Opportunities for higher education - Ekanayake
by Mohammed NAALIR
A large number of students who are capable of following higher
studies do not have a proper educational system to continue their higher
studies due to lack of opportunities for higher education. Deputy
Minister of Higher Education Nandamithra Ekanayake said.
He said that parents face severe hardships in providing higher
education to their children due to the limited admission policy for
higher education in the country.
Deputy Minister Ekanayake who was addressing the inaugural and
affiliation ceremony of the Graduate Institute of Science and Management
(GISM) with Massey University in New Zealand at the Galle Face Hotel,
said that students who reach the higher education point amidst huge
difficulties do not have the privileges for higher education as only a
limited number is admitted to universities.
Deputy Minister Ekanayake said that the setting up of higher
education institutes such as GISM would help to further uplift the
higher education sector of this country while providing opportunities
for deserving students for higher education. The large sum of money
which is spent on higher education by Sri Lankans in foreign countries
could be saved with the setting up of such bodies, the Deputy Minister
said.
Petroleum Industries Minister Susil Premajayantha said that the
Government was taking every possible step to uplift the higher education
sector under the Mahinda Chinthana national development concept.

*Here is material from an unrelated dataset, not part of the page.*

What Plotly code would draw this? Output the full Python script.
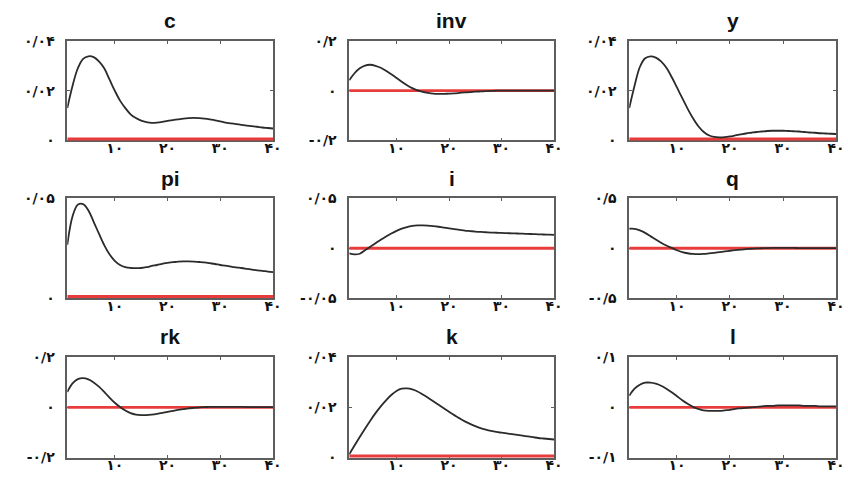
import plotly.graph_objects as go

periods = list(range(1, 41))

c_vals = [0.0130, 0.0220, 0.0290, 0.0328, 0.0338, 0.0335, 0.0318, 0.0290, 0.0245, 0.0200,
          0.0160, 0.0130, 0.0105, 0.0090, 0.0080, 0.0074, 0.0071, 0.0072, 0.0075, 0.0079,
          0.0082, 0.0085, 0.0088, 0.0090, 0.0091, 0.0090, 0.0088, 0.0085, 0.0081, 0.0077,
          0.0072, 0.0069, 0.0066, 0.0063, 0.0060, 0.0058, 0.0055, 0.0052, 0.0050, 0.0048]
inv_vals = [0.042, 0.070, 0.090, 0.101, 0.104, 0.100, 0.092, 0.080, 0.066, 0.051,
            0.036, 0.022, 0.010, 0.001, -0.005, -0.009, -0.012, -0.013, -0.013, -0.012,
            -0.011, -0.009, -0.007, -0.006, -0.004, -0.003, -0.002, -0.001, 0.000, 0.000,
            0.000, 0.000, 0.000, 0.000, 0.000, 0.000, 0.000, 0.000, 0.000, 0.000]
y_vals = [0.0130, 0.0220, 0.0295, 0.0330, 0.0338, 0.0333, 0.0318, 0.0292, 0.0255, 0.0213,
          0.0170, 0.0128, 0.0090, 0.0058, 0.0035, 0.0021, 0.0014, 0.0012, 0.0013, 0.0016,
          0.0020, 0.0024, 0.0028, 0.0031, 0.0034, 0.0036, 0.0038, 0.0039, 0.0039, 0.0039,
          0.0038, 0.0037, 0.0036, 0.0034, 0.0032, 0.0031, 0.0029, 0.0028, 0.0027, 0.0026]
pi_vals = [0.0267, 0.0411, 0.0469, 0.0472, 0.0440, 0.0383, 0.0323, 0.0266, 0.0220, 0.0187,
           0.0166, 0.0155, 0.0151, 0.0150, 0.0151, 0.0155, 0.0161, 0.0166, 0.0172, 0.0177,
           0.0180, 0.0183, 0.0184, 0.0184, 0.0183, 0.0181, 0.0179, 0.0175, 0.0171, 0.0166,
           0.0163, 0.0158, 0.0154, 0.0151, 0.0147, 0.0143, 0.0139, 0.0137, 0.0133, 0.0130]
i_vals = [-0.0052, -0.0061, -0.0055, -0.0020, 0.0015, 0.0050, 0.0085, 0.0118, 0.0148, 0.0175,
          0.0197, 0.0213, 0.0224, 0.0229, 0.0230, 0.0228, 0.0223, 0.0216, 0.0208, 0.0200,
          0.0192, 0.0185, 0.0178, 0.0173, 0.0168, 0.0164, 0.0161, 0.0158, 0.0156, 0.0154,
          0.0152, 0.0150, 0.0148, 0.0146, 0.0144, 0.0142, 0.0140, 0.0138, 0.0136, 0.0134]
q_vals = [0.196, 0.195, 0.180, 0.155, 0.122, 0.088, 0.056, 0.028, 0.004, -0.020,
          -0.038, -0.050, -0.057, -0.059, -0.057, -0.052, -0.046, -0.039, -0.032, -0.025,
          -0.019, -0.014, -0.009, -0.005, -0.002, 0.000, 0.002, 0.003, 0.003, 0.003,
          0.003, 0.003, 0.002, 0.002, 0.002, 0.002, 0.001, 0.001, 0.001, 0.001]
rk_vals = [0.061, 0.095, 0.112, 0.116, 0.111, 0.099, 0.082, 0.061, 0.039, 0.018,
           0.001, -0.013, -0.023, -0.029, -0.031, -0.031, -0.029, -0.026, -0.022, -0.018,
           -0.014, -0.010, -0.007, -0.004, -0.002, 0.000, 0.001, 0.002, 0.002, 0.002,
           0.002, 0.002, 0.002, 0.002, 0.001, 0.001, 0.001, 0.001, 0.001, 0.001]
k_vals = [0.0013, 0.0048, 0.0082, 0.0115, 0.0147, 0.0177, 0.0204, 0.0228, 0.0249, 0.0265,
          0.0274, 0.0275, 0.0271, 0.0263, 0.0251, 0.0238, 0.0224, 0.0210, 0.0196, 0.0182,
          0.0169, 0.0156, 0.0144, 0.0134, 0.0125, 0.0117, 0.0111, 0.0106, 0.0102, 0.0099,
          0.0096, 0.0093, 0.0090, 0.0087, 0.0084, 0.0081, 0.0078, 0.0076, 0.0074, 0.0072]
l_vals = [0.023, 0.037, 0.045, 0.049, 0.049, 0.047, 0.043, 0.037, 0.030, 0.022,
          0.014, 0.007, 0.001, -0.003, -0.006, -0.007, -0.007, -0.007, -0.006, -0.005,
          -0.003, -0.002, -0.001, 0.000, 0.001, 0.002, 0.003, 0.003, 0.004, 0.004,
          0.004, 0.004, 0.004, 0.003, 0.003, 0.003, 0.002, 0.002, 0.002, 0.002]
steady_state = [0.0] * 40

titles = ["c", "inv", "y", "pi", "i", "q", "rk", "k", "l"]
series = [c_vals, inv_vals, y_vals, pi_vals, i_vals, q_vals, rk_vals, k_vals, l_vals]
y_ranges = [[0, 0.04], [-0.2, 0.2], [0, 0.04],
            [0, 0.05], [-0.05, 0.05], [-0.5, 0.5],
            [-0.2, 0.2], [0, 0.04], [-0.1, 0.1]]
y_tickvals = [[0, 0.02, 0.04], [-0.2, 0, 0.2], [0, 0.02, 0.04],
              [0, 0.05], [-0.05, 0, 0.05], [-0.5, 0, 0.5],
              [-0.2, 0, 0.2], [0, 0.02, 0.04], [-0.1, 0, 0.1]]
y_ticktext = [["۰", "۰/۰۲", "۰/۰۴"], ["-۰/۲", "۰", "۰/۲"], ["۰", "۰/۰۲", "۰/۰۴"],
              ["۰", "۰/۰۵"], ["-۰/۰۵", "۰", "۰/۰۵"], ["-۰/۵", "۰", "۰/۵"],
              ["-۰/۲", "۰", "۰/۲"], ["۰", "۰/۰۲", "۰/۰۴"], ["-۰/۱", "۰", "۰/۱"]]
x_tickvals = [10, 20, 30, 40]
x_ticktext = ["۱۰", "۲۰", "۳۰", "۴۰"]

W, H = 848, 483
col_px = [(68, 276), (353, 560), (636, 845)]
row_px = [(34, 137), (197, 300), (361, 465)]

fig = go.Figure()
layout = dict(width=W, height=H, margin=dict(l=0, r=0, t=0, b=0),
              paper_bgcolor="white", plot_bgcolor="white", showlegend=False,
              font=dict(family="DejaVu Sans", color="#111111"))
annotations = []
for idx in range(9):
    r, cc = divmod(idx, 3)
    n = idx + 1
    xa = "x" if n == 1 else f"x{n}"
    ya = "y" if n == 1 else f"y{n}"
    x0, x1 = col_px[cc]
    y0, y1 = row_px[r]
    xdom = [x0 / W, x1 / W]
    ydom = [1 - y1 / H, 1 - y0 / H]
    axcommon = dict(showline=True, linecolor="#5e5e5e", linewidth=1.6, mirror="ticks",
                    ticks="inside", ticklen=3, tickcolor="#5e5e5e", showgrid=False,
                    zeroline=False, layer="below traces",
                    tickfont=dict(family="DejaVu Sans", size=14, color="#111111",
                                  weight="bold"))
    layout["xaxis" if n == 1 else f"xaxis{n}"] = dict(
        domain=xdom, range=[1, 40], tickvals=x_tickvals, ticktext=x_ticktext,
        anchor=ya, ticklabelstandoff=-6, **axcommon)
    layout["yaxis" if n == 1 else f"yaxis{n}"] = dict(
        domain=ydom, range=y_ranges[idx], tickvals=y_tickvals[idx],
        ticktext=y_ticktext[idx], anchor=xa, ticklabelstandoff=8, **axcommon)
    at_bottom = y_ranges[idx][0] == 0
    fig.add_trace(go.Scatter(x=periods, y=steady_state, mode="lines", xaxis=xa, yaxis=ya,
                             line=dict(color="rgb(232,60,60)", width=6 if at_bottom else 2.8)))
    fig.add_trace(go.Scatter(x=periods, y=series[idx], mode="lines", xaxis=xa, yaxis=ya,
                             line=dict(color="#2b2b2b", width=1.8, shape="spline")))
    annotations.append(dict(text="<b>" + titles[idx] + "</b>", xref="paper", yref="paper",
                            x=(xdom[0] + xdom[1]) / 2, y=1 - (y0 - 7) / H,
                            xanchor="center", yanchor="bottom", showarrow=False,
                            font=dict(family="Liberation Sans", size=21, color="#111111")))
layout["annotations"] = annotations
fig.update_layout(**layout)
fig.write_html("out.html")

As Sri Lankans it was our duty to promote education in streams such
as science, technology, management, engineering and mathematics. Sri
Lanka's literacy rate is 96 percent. The Minister said that we have
achieved the millennium development goals especially in the field of
education.
Minister Premajayantha said that for the first time in the history of
Sri Lanka, an education institute has been affiliated with the Massey
University a leading university in New Zealand.
The Minister said that 325,000 students throughout the country are
admitted annually to grade one in private, Government and international
schools.
There are 10,000 public schools and over 120 international schools in
the country. This represents 99 percent of the entire school admissions
for grade one. The remaining one percent in the North and the East did
not attend school due to LTTE terrorism which continued for 30 years in
the country. However, since this year almost 100 percent attend school.